:: EXERCISE INPUT

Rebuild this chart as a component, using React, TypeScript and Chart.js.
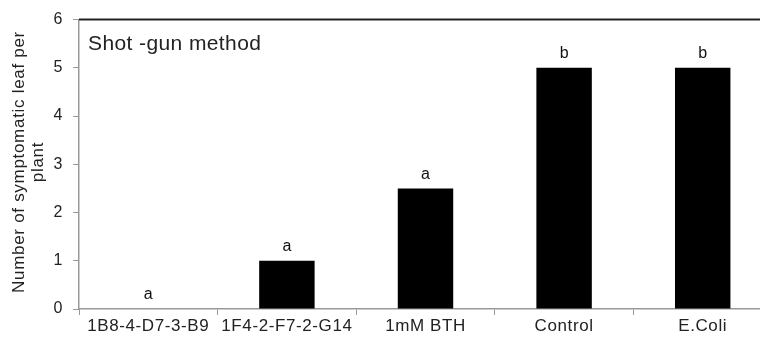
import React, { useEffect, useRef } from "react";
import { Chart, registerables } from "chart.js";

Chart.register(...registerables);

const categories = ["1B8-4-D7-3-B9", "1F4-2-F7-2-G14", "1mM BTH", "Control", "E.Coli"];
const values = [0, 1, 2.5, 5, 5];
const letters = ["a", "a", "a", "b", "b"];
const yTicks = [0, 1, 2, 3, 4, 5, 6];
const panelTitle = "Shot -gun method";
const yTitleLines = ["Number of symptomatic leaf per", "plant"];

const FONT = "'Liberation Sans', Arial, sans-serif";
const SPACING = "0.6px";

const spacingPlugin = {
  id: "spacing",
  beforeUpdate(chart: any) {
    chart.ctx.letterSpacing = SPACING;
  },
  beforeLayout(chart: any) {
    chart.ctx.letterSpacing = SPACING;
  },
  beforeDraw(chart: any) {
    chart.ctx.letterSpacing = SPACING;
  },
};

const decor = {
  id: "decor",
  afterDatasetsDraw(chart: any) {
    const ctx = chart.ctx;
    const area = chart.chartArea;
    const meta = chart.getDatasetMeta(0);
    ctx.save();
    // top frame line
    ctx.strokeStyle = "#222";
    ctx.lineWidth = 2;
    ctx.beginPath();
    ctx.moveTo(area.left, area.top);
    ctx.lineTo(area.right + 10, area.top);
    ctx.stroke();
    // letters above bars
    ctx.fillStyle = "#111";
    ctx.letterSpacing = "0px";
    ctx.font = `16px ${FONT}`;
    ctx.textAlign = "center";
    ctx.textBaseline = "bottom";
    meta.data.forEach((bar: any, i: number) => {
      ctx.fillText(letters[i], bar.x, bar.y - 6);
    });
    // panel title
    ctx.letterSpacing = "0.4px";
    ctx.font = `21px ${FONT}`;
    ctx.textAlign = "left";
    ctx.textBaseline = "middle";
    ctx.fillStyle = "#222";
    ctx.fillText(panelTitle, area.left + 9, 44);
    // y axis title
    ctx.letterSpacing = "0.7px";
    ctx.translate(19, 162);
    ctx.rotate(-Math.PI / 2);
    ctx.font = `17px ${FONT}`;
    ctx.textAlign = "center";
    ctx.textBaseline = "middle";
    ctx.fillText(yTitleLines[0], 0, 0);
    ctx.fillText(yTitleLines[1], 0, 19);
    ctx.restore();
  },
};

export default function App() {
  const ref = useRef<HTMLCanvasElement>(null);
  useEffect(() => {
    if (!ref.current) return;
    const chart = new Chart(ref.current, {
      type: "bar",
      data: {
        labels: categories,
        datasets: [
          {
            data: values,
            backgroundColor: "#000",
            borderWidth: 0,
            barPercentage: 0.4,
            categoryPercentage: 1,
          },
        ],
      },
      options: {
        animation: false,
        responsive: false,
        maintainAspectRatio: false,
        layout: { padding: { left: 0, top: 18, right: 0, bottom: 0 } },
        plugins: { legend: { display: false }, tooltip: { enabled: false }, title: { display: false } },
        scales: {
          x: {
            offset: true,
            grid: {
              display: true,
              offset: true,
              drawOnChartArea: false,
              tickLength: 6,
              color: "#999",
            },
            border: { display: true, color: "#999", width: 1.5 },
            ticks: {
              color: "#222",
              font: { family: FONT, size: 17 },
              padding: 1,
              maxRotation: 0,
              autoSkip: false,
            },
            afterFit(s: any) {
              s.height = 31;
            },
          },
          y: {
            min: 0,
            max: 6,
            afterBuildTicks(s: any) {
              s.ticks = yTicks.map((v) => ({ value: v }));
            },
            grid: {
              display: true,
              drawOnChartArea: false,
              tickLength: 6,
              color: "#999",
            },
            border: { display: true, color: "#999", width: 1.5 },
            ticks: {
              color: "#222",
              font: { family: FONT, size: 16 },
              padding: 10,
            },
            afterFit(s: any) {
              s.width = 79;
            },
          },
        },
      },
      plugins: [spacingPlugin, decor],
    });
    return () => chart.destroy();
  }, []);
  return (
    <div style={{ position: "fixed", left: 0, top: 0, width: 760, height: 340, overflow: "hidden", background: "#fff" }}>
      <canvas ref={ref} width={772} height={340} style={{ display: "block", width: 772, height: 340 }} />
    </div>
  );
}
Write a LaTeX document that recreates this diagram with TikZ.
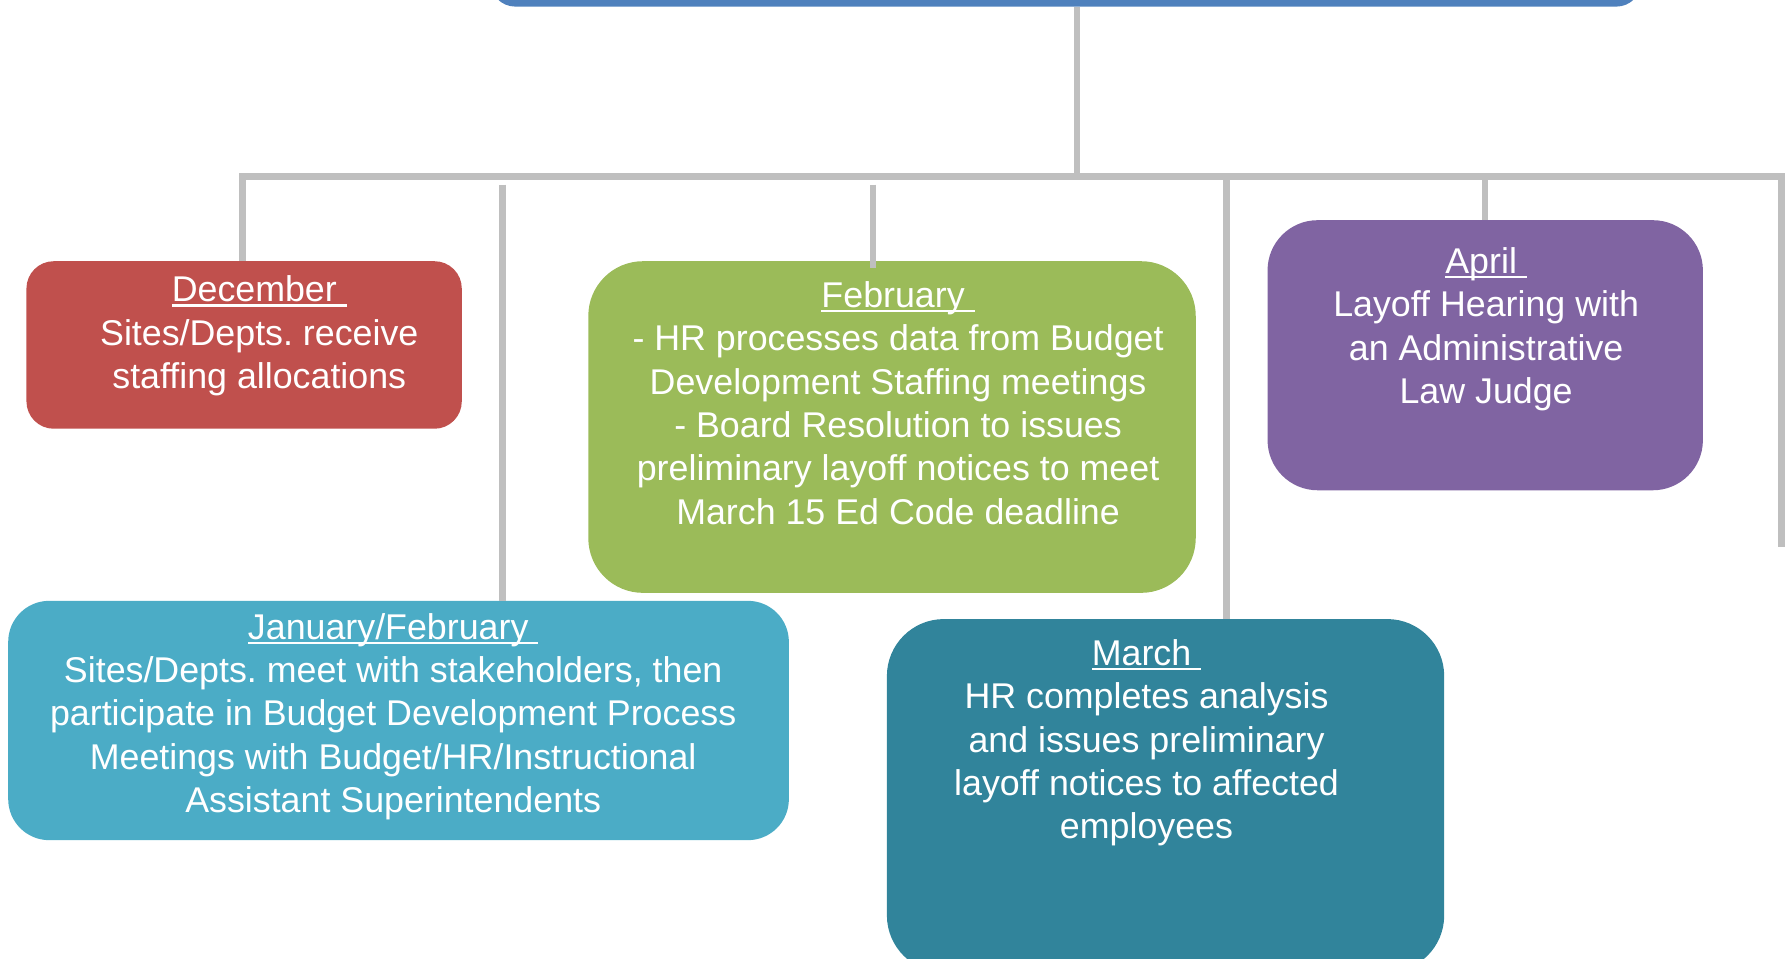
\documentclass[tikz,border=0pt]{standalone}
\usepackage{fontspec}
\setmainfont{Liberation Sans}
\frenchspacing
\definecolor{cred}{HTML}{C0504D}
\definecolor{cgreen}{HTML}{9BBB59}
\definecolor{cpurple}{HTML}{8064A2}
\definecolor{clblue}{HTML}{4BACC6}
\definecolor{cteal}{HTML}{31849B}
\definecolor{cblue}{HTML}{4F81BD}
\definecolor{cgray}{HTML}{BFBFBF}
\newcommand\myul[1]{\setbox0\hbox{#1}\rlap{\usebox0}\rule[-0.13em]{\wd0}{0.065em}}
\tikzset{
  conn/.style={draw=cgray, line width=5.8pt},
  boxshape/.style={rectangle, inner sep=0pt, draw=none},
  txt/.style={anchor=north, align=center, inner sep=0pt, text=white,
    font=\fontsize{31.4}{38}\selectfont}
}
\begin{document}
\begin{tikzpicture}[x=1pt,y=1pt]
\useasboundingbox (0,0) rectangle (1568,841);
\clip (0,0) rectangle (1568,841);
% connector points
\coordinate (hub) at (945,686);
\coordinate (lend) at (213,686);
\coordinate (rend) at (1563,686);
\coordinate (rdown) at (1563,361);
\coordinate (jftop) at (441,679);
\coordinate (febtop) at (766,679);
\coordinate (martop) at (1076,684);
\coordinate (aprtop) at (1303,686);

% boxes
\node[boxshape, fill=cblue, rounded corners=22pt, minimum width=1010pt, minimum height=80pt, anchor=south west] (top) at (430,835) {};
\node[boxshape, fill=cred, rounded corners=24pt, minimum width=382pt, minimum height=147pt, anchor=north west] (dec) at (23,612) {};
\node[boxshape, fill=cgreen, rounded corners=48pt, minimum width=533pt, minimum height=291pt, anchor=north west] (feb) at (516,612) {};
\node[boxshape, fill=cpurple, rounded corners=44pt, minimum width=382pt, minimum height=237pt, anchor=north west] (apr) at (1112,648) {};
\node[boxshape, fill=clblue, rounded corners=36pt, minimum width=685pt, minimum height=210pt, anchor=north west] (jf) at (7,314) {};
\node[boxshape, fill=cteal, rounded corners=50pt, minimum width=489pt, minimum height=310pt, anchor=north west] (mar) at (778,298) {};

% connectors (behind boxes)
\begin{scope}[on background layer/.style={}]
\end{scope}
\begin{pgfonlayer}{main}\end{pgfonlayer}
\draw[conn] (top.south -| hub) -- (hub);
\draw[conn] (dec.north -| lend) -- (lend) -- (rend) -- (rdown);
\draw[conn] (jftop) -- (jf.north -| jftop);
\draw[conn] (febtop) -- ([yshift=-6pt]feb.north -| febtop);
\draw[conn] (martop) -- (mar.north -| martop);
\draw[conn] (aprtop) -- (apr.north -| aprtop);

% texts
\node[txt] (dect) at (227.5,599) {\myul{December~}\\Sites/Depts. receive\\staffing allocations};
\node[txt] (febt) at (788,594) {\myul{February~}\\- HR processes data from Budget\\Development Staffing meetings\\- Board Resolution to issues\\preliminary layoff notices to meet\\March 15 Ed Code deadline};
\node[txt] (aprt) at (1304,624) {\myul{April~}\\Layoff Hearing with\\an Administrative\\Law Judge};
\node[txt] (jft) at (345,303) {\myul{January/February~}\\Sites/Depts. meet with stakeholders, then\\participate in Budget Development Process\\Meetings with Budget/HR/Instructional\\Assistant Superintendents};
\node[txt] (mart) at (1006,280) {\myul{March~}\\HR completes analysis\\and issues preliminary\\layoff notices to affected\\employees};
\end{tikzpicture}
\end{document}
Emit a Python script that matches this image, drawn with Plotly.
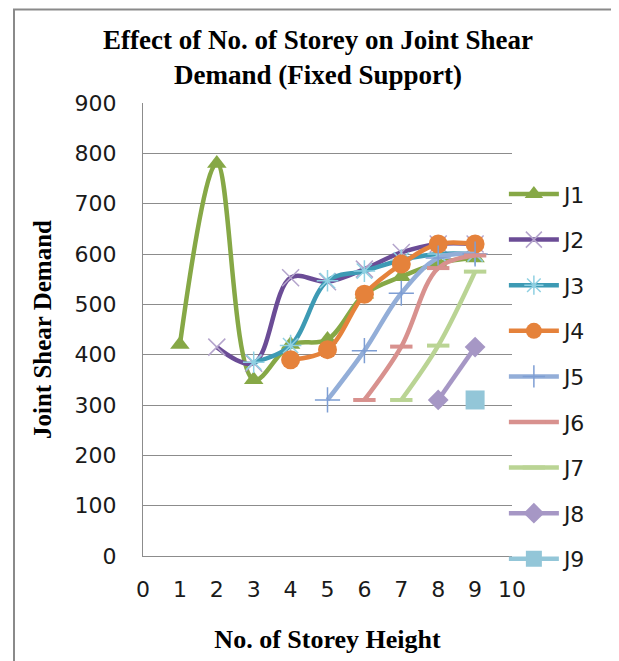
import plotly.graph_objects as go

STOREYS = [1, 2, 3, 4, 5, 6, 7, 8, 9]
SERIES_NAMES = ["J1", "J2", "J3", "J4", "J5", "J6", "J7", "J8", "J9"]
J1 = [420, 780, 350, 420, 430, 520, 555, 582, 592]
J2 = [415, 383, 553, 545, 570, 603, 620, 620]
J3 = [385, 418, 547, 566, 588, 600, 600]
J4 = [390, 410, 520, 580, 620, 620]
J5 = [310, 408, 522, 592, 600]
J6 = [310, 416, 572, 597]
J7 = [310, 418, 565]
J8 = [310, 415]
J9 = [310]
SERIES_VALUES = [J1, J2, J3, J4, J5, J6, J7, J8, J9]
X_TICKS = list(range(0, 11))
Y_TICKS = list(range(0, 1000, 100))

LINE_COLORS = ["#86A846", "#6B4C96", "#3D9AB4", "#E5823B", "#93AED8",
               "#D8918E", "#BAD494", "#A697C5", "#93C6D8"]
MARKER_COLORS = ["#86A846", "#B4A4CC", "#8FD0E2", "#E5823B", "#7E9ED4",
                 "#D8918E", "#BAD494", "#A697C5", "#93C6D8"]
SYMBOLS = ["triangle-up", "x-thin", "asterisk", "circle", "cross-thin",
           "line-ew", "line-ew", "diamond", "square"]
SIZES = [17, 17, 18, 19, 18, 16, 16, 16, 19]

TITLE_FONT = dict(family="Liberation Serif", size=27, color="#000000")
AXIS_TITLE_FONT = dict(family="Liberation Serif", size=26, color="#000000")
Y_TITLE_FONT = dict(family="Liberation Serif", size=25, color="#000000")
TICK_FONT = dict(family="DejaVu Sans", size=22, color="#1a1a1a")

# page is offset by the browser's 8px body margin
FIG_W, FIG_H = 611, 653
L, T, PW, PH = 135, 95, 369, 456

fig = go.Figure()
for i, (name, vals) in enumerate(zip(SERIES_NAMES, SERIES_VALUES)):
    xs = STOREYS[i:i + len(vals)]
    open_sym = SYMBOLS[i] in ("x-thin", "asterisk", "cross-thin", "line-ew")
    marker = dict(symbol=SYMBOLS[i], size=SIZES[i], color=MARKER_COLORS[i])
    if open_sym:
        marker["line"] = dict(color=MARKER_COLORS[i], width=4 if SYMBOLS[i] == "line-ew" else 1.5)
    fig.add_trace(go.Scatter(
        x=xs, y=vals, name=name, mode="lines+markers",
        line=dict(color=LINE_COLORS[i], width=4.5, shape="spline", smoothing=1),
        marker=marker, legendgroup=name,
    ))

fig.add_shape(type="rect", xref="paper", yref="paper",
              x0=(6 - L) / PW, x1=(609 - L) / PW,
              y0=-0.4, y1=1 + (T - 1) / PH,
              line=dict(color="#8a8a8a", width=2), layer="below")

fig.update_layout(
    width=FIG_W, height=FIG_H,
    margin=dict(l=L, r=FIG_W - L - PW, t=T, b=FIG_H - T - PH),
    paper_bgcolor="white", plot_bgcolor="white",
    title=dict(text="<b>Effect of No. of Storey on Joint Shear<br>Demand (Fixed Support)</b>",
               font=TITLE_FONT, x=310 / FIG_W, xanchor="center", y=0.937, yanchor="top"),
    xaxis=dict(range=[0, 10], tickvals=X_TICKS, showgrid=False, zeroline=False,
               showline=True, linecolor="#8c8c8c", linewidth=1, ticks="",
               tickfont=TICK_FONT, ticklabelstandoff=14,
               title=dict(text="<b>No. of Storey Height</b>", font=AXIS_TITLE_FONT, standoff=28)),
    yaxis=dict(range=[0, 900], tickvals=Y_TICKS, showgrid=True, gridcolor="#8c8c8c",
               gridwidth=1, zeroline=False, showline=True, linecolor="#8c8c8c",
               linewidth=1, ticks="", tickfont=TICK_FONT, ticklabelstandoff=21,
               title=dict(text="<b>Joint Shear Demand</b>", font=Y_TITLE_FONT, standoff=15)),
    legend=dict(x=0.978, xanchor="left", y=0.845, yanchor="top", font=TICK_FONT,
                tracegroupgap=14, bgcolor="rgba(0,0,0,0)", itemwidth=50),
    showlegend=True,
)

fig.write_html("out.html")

::::

SET EXERCISE:
Leave the pictures out and print, exactly as written, every line from the one holding "Emit a Python" down to the one holding "import plotly.graph_objects as go", both of those included.

ANSWER BELOW:
Emit a Python script that matches this image, drawn with Plotly.
import plotly.graph_objects as go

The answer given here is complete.